▶ **WHAT THIS TASK INVOLVES**:
The material below holds a span beginning at the line with "Convert this screenshot to HTML." and ending at the line with "const xTicks = [0,5,10,15,20,25,30,35,40,45,50];". Quote that span exactly, both ends included, and only that span.

<<<<

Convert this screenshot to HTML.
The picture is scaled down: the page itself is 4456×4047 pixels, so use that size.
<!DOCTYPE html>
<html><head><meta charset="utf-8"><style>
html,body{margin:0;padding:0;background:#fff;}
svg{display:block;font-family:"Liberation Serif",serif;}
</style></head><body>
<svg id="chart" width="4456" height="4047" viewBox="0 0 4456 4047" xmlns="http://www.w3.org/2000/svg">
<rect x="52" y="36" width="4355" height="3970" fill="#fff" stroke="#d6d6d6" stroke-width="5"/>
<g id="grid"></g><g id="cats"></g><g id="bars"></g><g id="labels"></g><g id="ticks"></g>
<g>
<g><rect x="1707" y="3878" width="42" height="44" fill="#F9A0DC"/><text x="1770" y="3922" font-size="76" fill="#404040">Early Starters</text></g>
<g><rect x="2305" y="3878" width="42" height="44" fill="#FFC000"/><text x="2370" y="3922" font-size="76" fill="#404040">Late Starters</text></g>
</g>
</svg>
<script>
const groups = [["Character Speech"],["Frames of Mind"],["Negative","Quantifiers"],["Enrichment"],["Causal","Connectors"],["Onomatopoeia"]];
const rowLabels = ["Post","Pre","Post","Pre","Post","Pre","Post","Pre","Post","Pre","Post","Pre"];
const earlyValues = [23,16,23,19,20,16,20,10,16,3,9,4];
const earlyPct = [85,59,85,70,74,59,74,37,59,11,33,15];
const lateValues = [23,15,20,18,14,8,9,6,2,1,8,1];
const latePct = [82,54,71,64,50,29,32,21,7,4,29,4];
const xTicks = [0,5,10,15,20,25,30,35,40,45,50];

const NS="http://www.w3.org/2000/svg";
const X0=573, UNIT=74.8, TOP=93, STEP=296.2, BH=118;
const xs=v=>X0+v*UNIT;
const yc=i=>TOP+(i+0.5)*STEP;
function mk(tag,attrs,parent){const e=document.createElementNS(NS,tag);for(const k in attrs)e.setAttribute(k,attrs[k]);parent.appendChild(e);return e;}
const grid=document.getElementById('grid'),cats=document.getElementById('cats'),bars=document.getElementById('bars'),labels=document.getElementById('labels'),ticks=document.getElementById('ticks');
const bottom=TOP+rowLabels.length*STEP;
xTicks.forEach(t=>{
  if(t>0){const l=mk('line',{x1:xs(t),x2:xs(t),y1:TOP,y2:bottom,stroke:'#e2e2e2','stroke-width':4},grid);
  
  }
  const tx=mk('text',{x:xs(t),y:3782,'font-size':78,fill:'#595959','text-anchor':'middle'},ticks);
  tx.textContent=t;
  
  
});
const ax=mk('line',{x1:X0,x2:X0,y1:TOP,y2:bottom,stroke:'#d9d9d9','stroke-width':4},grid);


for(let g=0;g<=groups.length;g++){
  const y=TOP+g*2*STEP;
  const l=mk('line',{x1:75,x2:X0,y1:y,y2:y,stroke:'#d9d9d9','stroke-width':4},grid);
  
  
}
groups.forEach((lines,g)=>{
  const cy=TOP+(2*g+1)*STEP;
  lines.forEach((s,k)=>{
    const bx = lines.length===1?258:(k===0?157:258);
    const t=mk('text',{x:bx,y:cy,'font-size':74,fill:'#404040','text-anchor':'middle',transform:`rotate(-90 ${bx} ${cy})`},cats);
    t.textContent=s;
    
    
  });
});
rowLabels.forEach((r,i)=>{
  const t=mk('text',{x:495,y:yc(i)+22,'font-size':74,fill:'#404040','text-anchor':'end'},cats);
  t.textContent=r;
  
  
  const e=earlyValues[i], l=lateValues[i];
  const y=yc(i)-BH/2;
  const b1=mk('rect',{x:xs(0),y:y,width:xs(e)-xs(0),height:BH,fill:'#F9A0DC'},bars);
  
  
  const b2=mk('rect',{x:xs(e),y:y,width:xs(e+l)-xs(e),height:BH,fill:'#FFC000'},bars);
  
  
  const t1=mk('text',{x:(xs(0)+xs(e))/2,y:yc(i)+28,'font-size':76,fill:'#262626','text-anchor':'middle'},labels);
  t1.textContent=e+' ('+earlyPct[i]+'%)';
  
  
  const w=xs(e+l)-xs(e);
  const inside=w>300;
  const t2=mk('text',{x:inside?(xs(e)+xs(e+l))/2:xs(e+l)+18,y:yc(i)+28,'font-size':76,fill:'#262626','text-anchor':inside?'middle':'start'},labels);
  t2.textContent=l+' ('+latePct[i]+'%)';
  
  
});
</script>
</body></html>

>>>>
<<<<

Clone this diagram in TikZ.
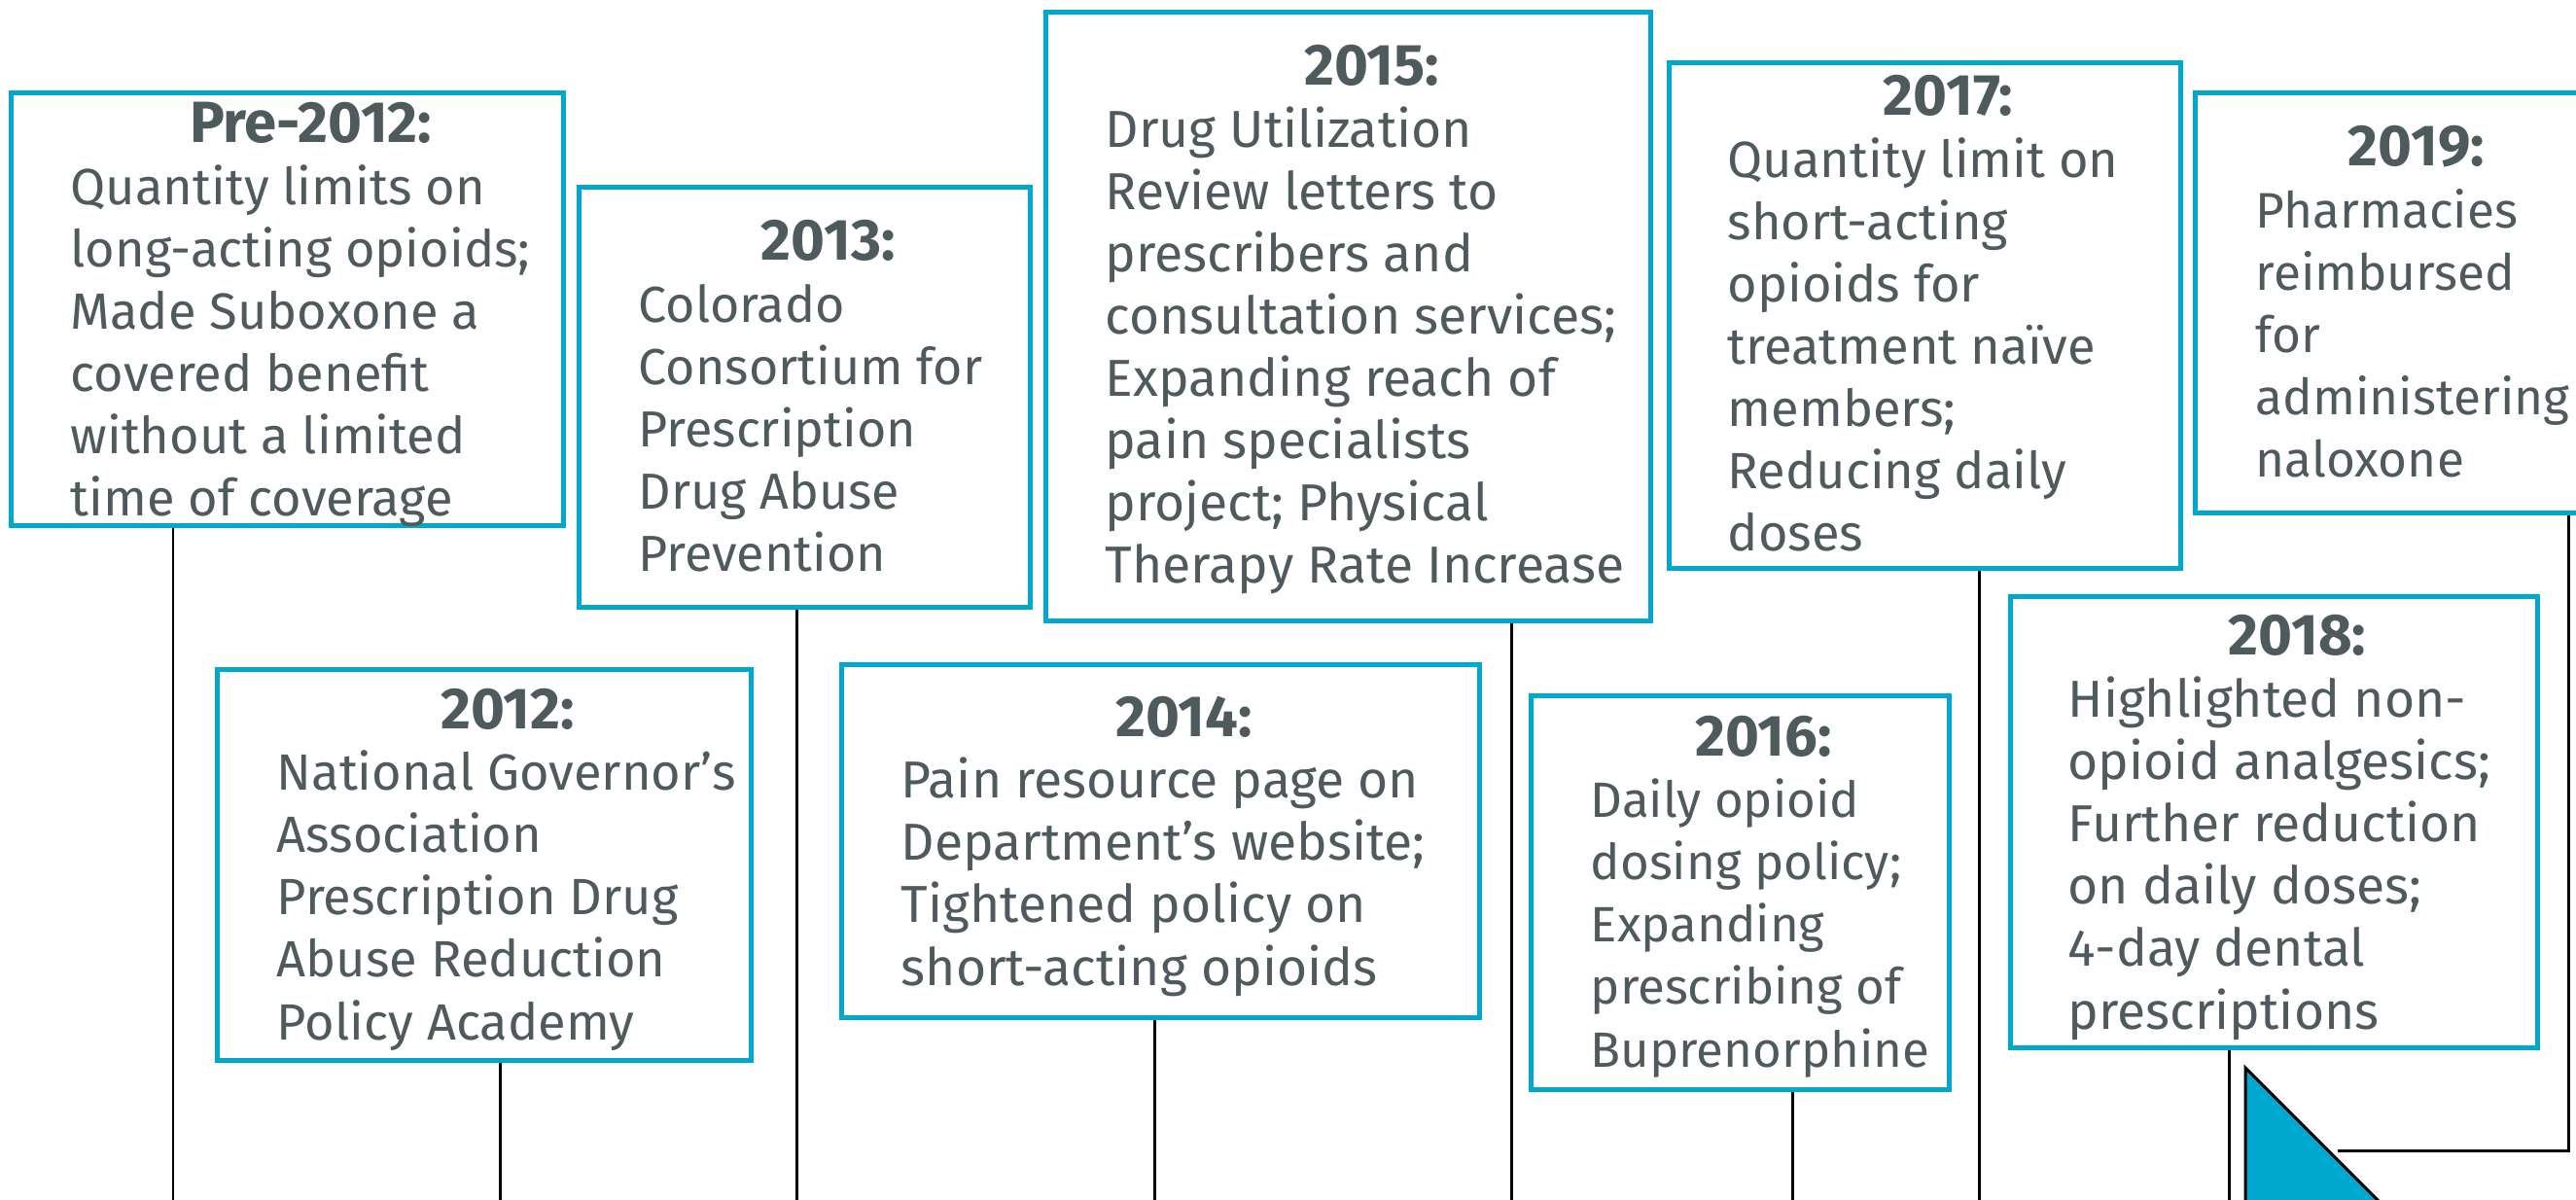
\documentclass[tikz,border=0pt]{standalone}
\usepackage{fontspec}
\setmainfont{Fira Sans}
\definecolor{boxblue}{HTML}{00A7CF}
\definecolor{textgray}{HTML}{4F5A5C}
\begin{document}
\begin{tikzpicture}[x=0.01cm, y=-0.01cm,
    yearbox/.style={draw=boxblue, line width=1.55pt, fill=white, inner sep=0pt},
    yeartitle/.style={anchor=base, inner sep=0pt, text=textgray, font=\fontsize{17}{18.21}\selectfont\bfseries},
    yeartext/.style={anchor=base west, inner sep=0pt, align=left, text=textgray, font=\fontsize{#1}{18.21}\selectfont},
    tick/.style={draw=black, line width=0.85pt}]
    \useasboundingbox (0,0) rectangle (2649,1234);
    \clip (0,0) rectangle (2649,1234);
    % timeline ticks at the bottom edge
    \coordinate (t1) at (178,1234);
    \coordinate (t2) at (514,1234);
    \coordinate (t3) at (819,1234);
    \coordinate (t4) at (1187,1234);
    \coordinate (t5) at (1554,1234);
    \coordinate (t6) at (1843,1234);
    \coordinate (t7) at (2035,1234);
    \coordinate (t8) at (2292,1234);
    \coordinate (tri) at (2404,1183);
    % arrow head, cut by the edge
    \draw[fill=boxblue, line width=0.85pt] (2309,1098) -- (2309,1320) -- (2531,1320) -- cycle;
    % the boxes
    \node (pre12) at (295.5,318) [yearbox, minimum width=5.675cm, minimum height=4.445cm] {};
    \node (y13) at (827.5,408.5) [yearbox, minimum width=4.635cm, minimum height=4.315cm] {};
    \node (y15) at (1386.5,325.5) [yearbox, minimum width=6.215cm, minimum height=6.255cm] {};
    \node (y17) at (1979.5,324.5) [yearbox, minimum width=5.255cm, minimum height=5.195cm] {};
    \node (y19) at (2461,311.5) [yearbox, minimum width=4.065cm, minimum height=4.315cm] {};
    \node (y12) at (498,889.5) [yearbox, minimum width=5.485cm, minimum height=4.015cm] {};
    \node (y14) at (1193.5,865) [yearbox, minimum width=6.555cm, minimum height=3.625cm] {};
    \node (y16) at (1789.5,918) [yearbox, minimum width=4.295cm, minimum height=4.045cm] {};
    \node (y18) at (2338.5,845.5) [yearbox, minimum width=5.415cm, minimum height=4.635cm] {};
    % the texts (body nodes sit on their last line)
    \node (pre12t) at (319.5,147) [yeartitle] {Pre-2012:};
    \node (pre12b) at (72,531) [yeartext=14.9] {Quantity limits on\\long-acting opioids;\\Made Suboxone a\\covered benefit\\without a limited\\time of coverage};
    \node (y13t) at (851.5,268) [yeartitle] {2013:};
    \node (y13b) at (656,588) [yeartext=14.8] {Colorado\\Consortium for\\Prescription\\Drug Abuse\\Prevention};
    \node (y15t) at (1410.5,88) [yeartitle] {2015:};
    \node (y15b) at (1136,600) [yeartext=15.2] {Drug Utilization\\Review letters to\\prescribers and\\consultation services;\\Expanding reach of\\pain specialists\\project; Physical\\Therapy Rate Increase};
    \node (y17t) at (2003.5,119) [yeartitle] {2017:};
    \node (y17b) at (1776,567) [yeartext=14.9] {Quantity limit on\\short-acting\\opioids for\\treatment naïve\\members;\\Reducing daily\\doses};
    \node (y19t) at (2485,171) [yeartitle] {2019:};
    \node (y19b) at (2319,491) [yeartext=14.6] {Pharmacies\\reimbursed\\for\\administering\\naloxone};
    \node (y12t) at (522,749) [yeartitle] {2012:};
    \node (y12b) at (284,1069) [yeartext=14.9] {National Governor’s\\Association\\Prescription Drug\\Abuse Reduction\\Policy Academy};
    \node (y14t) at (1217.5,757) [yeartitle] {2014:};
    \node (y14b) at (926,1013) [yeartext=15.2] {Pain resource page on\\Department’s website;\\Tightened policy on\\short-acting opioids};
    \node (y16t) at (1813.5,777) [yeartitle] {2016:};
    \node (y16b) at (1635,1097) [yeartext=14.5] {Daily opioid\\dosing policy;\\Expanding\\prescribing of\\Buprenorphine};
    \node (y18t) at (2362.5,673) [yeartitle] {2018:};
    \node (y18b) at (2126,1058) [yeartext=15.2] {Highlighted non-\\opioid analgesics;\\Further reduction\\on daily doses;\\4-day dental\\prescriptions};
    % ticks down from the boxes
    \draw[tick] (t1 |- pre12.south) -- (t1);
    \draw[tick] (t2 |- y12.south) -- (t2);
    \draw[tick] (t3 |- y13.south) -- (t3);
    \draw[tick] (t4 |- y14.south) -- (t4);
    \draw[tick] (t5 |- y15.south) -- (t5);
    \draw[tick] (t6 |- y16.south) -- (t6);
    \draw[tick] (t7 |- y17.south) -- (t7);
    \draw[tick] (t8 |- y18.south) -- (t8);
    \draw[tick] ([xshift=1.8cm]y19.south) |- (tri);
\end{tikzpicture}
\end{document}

>>>>

▶ **RESULT FOR THIS TASK**:
Convert this screenshot to HTML.
The picture is scaled down: the page itself is 4456×4047 pixels, so use that size.
<!DOCTYPE html>
<html><head><meta charset="utf-8"><style>
html,body{margin:0;padding:0;background:#fff;}
svg{display:block;font-family:"Liberation Serif",serif;}
</style></head><body>
<svg id="chart" width="4456" height="4047" viewBox="0 0 4456 4047" xmlns="http://www.w3.org/2000/svg">
<rect x="52" y="36" width="4355" height="3970" fill="#fff" stroke="#d6d6d6" stroke-width="5"/>
<g id="grid"></g><g id="cats"></g><g id="bars"></g><g id="labels"></g><g id="ticks"></g>
<g>
<g><rect x="1707" y="3878" width="42" height="44" fill="#F9A0DC"/><text x="1770" y="3922" font-size="76" fill="#404040">Early Starters</text></g>
<g><rect x="2305" y="3878" width="42" height="44" fill="#FFC000"/><text x="2370" y="3922" font-size="76" fill="#404040">Late Starters</text></g>
</g>
</svg>
<script>
const groups = [["Character Speech"],["Frames of Mind"],["Negative","Quantifiers"],["Enrichment"],["Causal","Connectors"],["Onomatopoeia"]];
const rowLabels = ["Post","Pre","Post","Pre","Post","Pre","Post","Pre","Post","Pre","Post","Pre"];
const earlyValues = [23,16,23,19,20,16,20,10,16,3,9,4];
const earlyPct = [85,59,85,70,74,59,74,37,59,11,33,15];
const lateValues = [23,15,20,18,14,8,9,6,2,1,8,1];
const latePct = [82,54,71,64,50,29,32,21,7,4,29,4];
const xTicks = [0,5,10,15,20,25,30,35,40,45,50];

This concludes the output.